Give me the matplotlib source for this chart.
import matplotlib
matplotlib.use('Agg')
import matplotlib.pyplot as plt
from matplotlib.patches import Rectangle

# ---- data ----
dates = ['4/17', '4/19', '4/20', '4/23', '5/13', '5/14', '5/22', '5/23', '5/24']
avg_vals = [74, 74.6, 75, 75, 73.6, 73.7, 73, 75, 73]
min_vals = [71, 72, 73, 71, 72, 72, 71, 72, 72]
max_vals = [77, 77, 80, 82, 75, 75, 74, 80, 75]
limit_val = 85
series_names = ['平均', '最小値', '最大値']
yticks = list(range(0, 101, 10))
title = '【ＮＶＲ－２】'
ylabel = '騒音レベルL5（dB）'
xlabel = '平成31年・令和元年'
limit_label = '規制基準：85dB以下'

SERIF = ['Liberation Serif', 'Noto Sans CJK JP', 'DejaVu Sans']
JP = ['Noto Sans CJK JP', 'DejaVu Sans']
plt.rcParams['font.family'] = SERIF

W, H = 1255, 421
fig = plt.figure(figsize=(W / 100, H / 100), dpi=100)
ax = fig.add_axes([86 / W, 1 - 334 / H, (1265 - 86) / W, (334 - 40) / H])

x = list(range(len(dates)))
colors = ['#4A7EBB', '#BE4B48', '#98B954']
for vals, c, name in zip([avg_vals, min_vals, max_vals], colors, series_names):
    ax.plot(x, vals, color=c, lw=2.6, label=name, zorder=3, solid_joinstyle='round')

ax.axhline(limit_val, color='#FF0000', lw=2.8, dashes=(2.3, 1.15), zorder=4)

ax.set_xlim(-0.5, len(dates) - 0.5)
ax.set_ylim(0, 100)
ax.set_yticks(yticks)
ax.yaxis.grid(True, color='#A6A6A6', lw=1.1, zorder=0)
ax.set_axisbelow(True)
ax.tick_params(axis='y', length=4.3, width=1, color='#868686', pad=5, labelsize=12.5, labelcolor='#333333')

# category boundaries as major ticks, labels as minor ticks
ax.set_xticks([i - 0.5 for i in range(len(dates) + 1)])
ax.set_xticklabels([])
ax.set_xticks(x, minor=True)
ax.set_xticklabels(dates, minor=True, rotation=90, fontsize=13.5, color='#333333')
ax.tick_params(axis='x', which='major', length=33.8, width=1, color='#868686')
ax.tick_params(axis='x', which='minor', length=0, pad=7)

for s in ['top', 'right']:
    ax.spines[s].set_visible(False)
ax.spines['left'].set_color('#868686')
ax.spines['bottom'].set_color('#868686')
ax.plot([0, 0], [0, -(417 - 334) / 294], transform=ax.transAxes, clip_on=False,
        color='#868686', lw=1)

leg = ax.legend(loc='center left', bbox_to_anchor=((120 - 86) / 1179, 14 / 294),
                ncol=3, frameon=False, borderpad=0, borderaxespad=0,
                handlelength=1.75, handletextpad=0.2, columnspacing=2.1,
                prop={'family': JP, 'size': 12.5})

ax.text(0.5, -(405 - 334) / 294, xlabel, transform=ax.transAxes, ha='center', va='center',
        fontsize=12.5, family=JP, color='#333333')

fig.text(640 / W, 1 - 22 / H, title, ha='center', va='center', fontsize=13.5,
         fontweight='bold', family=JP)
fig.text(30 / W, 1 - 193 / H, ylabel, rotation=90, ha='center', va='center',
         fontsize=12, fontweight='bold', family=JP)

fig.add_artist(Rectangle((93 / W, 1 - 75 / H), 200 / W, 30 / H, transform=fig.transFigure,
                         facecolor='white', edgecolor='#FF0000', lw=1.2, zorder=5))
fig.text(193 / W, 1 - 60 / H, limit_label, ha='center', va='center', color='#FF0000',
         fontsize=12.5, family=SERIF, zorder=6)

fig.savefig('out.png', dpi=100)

--

> [Problem to work on]: The lines from the top of the data above down to the line containing "from matplotlib.patches import Rectangle" are to be copied exactly; no other line should appear.

> [Full solution]:
Give me the matplotlib source for this chart.
import matplotlib
matplotlib.use('Agg')
import matplotlib.pyplot as plt
from matplotlib.patches import Rectangle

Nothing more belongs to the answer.